- _Exercise_:
Repeat verbatim only the lines from the one with "Generate a Python" through the one with "0.025, 0.022, 0.0247]", both ends kept. Pictures stay out.

- _Excerpted data_:
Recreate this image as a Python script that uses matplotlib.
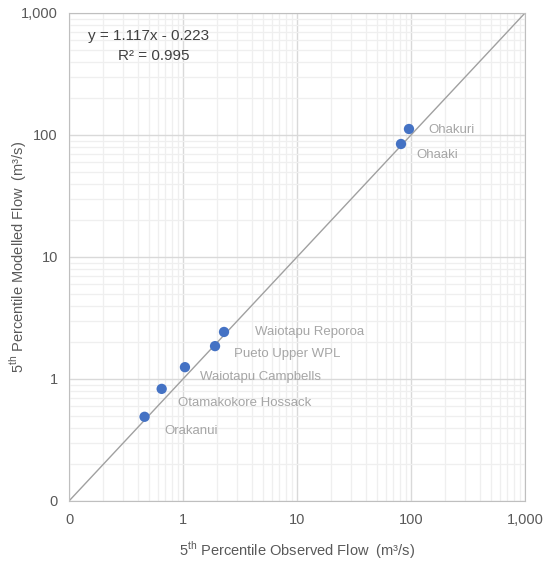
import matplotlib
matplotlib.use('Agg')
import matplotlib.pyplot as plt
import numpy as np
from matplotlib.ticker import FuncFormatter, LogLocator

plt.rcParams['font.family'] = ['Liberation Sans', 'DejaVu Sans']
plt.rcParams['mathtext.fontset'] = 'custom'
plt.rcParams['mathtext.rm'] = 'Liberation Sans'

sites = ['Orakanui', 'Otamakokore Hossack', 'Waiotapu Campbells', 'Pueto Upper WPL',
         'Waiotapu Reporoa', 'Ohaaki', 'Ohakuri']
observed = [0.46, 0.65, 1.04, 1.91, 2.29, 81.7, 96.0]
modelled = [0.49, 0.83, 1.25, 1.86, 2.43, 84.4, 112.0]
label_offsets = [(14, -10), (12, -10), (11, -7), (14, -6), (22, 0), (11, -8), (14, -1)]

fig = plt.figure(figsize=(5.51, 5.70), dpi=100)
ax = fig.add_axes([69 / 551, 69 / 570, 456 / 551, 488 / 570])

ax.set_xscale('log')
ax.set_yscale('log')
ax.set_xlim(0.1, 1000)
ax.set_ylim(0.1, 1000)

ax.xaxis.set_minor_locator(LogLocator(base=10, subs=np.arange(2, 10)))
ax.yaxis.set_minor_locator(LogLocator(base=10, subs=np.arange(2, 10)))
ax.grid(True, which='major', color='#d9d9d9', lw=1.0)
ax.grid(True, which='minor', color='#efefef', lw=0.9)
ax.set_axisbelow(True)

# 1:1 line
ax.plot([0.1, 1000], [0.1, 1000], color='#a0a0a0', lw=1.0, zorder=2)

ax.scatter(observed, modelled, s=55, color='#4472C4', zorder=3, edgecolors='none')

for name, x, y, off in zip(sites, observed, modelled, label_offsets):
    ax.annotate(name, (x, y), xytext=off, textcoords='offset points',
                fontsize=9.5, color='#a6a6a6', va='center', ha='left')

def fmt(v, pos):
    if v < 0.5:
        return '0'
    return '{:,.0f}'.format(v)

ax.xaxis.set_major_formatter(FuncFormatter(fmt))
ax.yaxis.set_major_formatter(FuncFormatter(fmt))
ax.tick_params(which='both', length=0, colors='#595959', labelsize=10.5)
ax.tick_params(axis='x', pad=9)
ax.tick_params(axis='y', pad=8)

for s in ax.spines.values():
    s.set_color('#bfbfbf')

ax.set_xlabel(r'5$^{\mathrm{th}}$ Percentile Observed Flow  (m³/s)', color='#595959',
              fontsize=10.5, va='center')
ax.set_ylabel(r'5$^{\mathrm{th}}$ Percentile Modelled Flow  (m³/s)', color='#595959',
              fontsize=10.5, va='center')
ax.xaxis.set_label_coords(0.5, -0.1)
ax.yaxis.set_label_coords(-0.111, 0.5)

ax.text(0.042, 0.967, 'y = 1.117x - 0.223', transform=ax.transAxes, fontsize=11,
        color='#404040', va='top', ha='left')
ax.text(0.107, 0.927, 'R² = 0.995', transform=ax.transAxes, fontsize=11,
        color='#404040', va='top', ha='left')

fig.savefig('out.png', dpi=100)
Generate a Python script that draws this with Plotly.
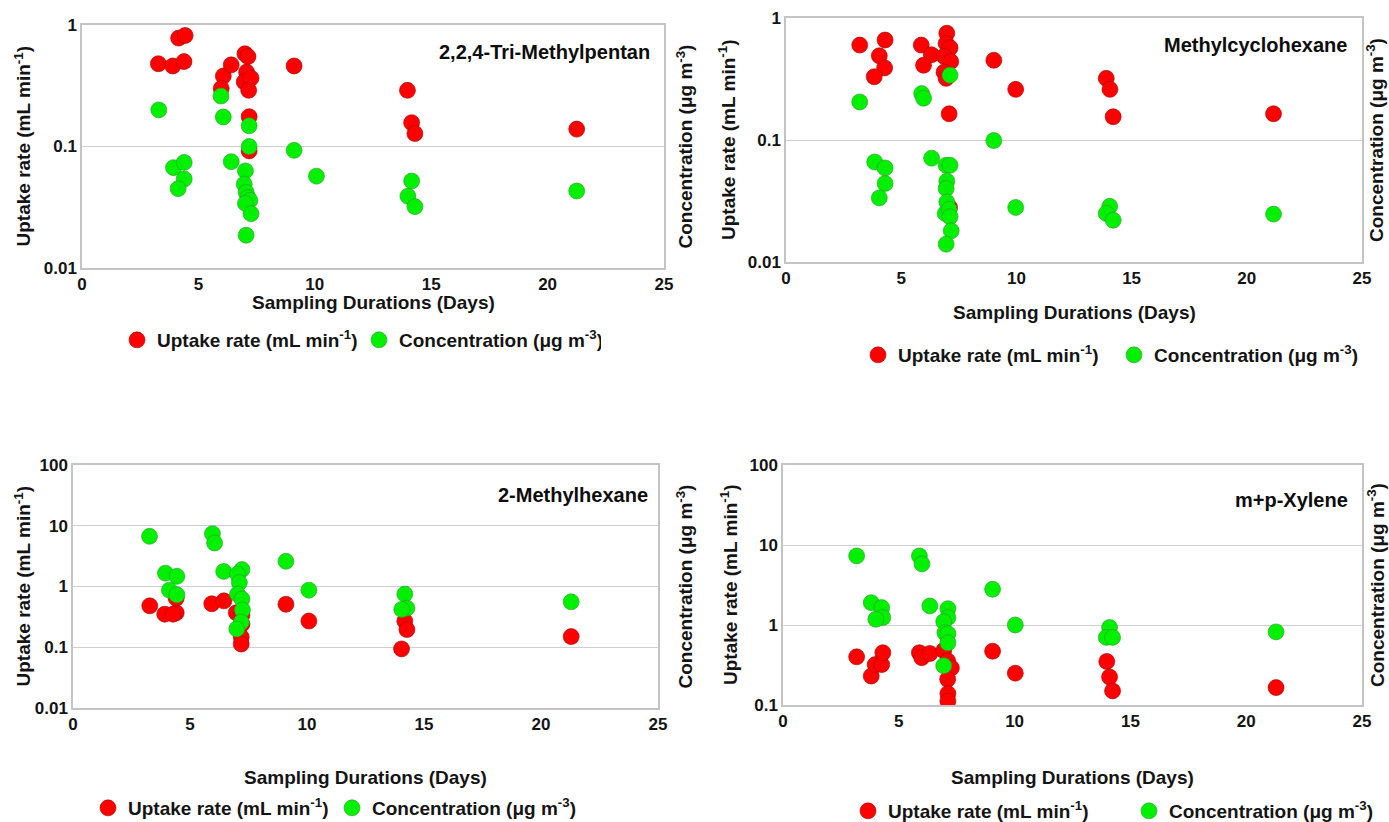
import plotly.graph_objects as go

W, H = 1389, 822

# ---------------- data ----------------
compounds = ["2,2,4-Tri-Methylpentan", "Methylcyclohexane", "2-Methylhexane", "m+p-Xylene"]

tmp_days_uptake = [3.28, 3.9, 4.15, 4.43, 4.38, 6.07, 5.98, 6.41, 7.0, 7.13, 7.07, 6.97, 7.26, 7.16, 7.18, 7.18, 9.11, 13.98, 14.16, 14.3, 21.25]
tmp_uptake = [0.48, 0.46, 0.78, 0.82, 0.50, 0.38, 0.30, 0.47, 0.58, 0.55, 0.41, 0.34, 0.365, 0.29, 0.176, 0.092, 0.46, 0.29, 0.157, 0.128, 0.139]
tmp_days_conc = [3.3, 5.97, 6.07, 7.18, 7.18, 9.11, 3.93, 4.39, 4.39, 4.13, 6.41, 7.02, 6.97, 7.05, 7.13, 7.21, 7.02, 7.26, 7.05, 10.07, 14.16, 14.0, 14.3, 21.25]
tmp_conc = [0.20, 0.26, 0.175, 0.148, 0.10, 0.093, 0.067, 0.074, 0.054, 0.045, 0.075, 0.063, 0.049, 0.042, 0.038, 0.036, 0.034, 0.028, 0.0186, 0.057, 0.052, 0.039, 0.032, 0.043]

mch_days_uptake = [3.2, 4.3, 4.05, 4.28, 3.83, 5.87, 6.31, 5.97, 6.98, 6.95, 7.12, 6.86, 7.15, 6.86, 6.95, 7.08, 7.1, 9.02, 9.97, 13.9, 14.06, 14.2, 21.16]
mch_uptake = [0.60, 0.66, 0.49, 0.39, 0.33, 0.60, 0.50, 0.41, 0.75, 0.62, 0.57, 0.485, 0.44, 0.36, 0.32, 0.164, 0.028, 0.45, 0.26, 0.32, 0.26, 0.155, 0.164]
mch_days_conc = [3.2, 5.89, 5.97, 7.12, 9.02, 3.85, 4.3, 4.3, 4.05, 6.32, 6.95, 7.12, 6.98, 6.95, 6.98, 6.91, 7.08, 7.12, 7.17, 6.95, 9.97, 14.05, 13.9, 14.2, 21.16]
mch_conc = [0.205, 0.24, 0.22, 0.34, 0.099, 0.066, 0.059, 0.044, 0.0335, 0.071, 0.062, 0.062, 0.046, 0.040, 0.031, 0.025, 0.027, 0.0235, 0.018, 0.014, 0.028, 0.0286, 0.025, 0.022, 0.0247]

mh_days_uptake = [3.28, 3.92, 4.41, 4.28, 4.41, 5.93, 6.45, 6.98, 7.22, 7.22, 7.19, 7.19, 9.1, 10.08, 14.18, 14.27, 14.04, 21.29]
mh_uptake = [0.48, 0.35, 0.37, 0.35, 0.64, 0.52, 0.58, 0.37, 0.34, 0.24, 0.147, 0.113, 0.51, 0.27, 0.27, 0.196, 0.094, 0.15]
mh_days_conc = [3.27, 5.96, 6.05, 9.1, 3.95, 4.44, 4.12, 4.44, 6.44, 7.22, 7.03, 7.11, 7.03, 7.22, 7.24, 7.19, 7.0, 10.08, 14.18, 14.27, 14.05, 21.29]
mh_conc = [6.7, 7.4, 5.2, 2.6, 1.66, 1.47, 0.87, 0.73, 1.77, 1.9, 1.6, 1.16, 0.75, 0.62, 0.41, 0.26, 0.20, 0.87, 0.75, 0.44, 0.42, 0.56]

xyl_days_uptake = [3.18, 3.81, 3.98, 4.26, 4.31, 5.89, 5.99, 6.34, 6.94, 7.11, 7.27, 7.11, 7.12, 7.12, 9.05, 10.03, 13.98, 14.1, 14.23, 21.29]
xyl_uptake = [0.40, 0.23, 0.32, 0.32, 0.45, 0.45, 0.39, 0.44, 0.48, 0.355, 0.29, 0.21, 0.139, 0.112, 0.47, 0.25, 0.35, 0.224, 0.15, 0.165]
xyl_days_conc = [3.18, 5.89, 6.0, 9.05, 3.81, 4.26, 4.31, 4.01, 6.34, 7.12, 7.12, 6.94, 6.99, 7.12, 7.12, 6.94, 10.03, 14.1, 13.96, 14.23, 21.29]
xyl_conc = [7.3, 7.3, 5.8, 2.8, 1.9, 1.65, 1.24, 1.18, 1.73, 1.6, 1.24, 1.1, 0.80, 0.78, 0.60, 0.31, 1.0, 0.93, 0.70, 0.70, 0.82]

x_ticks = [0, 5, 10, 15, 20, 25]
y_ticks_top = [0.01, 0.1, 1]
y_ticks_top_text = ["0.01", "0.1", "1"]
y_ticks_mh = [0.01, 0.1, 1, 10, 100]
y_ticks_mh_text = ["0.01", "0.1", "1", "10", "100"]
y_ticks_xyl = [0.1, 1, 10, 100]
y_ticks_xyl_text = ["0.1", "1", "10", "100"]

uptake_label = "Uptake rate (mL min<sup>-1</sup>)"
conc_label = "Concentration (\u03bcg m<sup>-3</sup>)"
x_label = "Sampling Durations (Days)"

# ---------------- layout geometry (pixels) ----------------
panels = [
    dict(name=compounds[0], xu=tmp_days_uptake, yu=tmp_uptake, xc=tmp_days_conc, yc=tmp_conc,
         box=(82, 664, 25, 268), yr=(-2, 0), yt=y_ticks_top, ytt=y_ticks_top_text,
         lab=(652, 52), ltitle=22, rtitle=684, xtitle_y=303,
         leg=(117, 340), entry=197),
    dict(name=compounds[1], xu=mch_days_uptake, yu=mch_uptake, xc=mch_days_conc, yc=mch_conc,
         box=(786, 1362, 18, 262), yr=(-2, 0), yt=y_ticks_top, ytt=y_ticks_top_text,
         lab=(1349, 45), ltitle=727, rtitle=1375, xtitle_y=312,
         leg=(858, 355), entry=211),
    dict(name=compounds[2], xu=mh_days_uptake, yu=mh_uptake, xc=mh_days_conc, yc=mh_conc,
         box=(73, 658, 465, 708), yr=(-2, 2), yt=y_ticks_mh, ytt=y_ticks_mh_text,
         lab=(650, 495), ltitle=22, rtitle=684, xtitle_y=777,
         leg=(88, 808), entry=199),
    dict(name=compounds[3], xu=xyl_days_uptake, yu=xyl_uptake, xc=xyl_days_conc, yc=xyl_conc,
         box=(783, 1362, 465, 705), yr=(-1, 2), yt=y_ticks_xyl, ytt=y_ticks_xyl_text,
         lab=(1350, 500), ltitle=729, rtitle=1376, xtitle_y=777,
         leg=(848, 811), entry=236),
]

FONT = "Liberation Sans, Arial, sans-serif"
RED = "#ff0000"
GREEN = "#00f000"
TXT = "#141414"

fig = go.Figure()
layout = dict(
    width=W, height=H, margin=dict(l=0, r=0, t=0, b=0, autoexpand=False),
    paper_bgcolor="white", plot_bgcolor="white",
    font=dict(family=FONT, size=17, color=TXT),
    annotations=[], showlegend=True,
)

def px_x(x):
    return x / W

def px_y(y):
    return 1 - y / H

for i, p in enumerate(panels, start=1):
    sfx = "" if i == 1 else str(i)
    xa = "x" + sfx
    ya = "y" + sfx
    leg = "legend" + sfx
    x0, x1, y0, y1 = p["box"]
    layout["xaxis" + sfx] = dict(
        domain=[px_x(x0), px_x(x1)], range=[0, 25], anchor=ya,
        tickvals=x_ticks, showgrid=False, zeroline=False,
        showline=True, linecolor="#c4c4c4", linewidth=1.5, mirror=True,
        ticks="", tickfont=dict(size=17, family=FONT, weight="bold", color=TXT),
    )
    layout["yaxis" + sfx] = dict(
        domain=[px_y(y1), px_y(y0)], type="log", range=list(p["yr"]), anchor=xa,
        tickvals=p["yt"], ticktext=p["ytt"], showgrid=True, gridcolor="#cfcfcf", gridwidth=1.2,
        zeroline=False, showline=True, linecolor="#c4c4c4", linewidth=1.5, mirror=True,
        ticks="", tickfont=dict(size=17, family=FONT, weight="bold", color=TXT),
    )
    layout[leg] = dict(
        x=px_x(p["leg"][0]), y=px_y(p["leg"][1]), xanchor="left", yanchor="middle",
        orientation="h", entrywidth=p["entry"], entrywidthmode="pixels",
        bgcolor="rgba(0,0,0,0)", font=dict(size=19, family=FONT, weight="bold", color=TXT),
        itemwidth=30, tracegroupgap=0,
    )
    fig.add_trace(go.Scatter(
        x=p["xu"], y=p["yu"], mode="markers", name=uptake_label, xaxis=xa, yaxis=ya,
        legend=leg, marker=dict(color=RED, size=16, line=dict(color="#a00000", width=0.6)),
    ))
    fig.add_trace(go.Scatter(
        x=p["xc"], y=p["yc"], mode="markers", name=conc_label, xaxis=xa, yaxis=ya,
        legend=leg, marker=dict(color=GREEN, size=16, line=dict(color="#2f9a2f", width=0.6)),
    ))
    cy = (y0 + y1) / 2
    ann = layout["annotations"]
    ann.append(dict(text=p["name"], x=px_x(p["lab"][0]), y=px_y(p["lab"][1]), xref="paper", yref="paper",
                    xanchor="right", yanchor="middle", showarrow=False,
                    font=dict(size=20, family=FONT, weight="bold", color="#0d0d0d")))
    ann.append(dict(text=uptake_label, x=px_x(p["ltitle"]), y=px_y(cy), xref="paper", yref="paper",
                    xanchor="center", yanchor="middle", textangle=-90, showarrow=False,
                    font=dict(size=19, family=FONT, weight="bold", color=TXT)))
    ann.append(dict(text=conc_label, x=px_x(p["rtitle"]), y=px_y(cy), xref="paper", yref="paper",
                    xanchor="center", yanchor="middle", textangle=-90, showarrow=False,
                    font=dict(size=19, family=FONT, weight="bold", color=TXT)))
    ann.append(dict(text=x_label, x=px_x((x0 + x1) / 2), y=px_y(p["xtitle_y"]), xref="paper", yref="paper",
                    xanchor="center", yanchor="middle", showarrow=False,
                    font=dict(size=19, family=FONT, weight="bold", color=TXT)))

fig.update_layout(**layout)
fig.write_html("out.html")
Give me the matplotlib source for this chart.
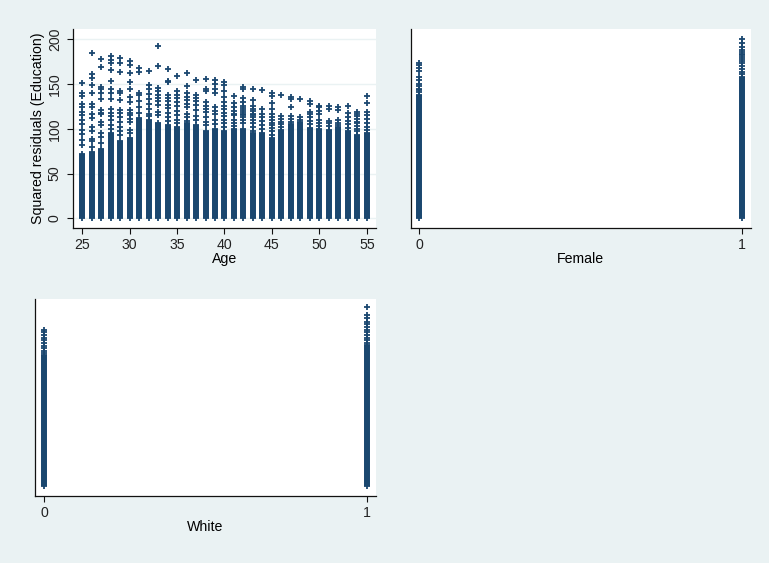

- _Complete output_:
Generate a Python script that draws this with Plotly.
import plotly.graph_objects as go

W, H = 1389, 822

# ---------------- data ----------------
compounds = ["2,2,4-Tri-Methylpentan", "Methylcyclohexane", "2-Methylhexane", "m+p-Xylene"]

tmp_days_uptake = [3.28, 3.9, 4.15, 4.43, 4.38, 6.07, 5.98, 6.41, 7.0, 7.13, 7.07, 6.97, 7.26, 7.16, 7.18, 7.18, 9.11, 13.98, 14.16, 14.3, 21.25]
tmp_uptake = [0.48, 0.46, 0.78, 0.82, 0.50, 0.38, 0.30, 0.47, 0.58, 0.55, 0.41, 0.34, 0.365, 0.29, 0.176, 0.092, 0.46, 0.29, 0.157, 0.128, 0.139]
tmp_days_conc = [3.3, 5.97, 6.07, 7.18, 7.18, 9.11, 3.93, 4.39, 4.39, 4.13, 6.41, 7.02, 6.97, 7.05, 7.13, 7.21, 7.02, 7.26, 7.05, 10.07, 14.16, 14.0, 14.3, 21.25]
tmp_conc = [0.20, 0.26, 0.175, 0.148, 0.10, 0.093, 0.067, 0.074, 0.054, 0.045, 0.075, 0.063, 0.049, 0.042, 0.038, 0.036, 0.034, 0.028, 0.0186, 0.057, 0.052, 0.039, 0.032, 0.043]

mch_days_uptake = [3.2, 4.3, 4.05, 4.28, 3.83, 5.87, 6.31, 5.97, 6.98, 6.95, 7.12, 6.86, 7.15, 6.86, 6.95, 7.08, 7.1, 9.02, 9.97, 13.9, 14.06, 14.2, 21.16]
mch_uptake = [0.60, 0.66, 0.49, 0.39, 0.33, 0.60, 0.50, 0.41, 0.75, 0.62, 0.57, 0.485, 0.44, 0.36, 0.32, 0.164, 0.028, 0.45, 0.26, 0.32, 0.26, 0.155, 0.164]
mch_days_conc = [3.2, 5.89, 5.97, 7.12, 9.02, 3.85, 4.3, 4.3, 4.05, 6.32, 6.95, 7.12, 6.98, 6.95, 6.98, 6.91, 7.08, 7.12, 7.17, 6.95, 9.97, 14.05, 13.9, 14.2, 21.16]
mch_conc = [0.205, 0.24, 0.22, 0.34, 0.099, 0.066, 0.059, 0.044, 0.0335, 0.071, 0.062, 0.062, 0.046, 0.040, 0.031, 0.025, 0.027, 0.0235, 0.018, 0.014, 0.028, 0.0286, 0.025, 0.022, 0.0247]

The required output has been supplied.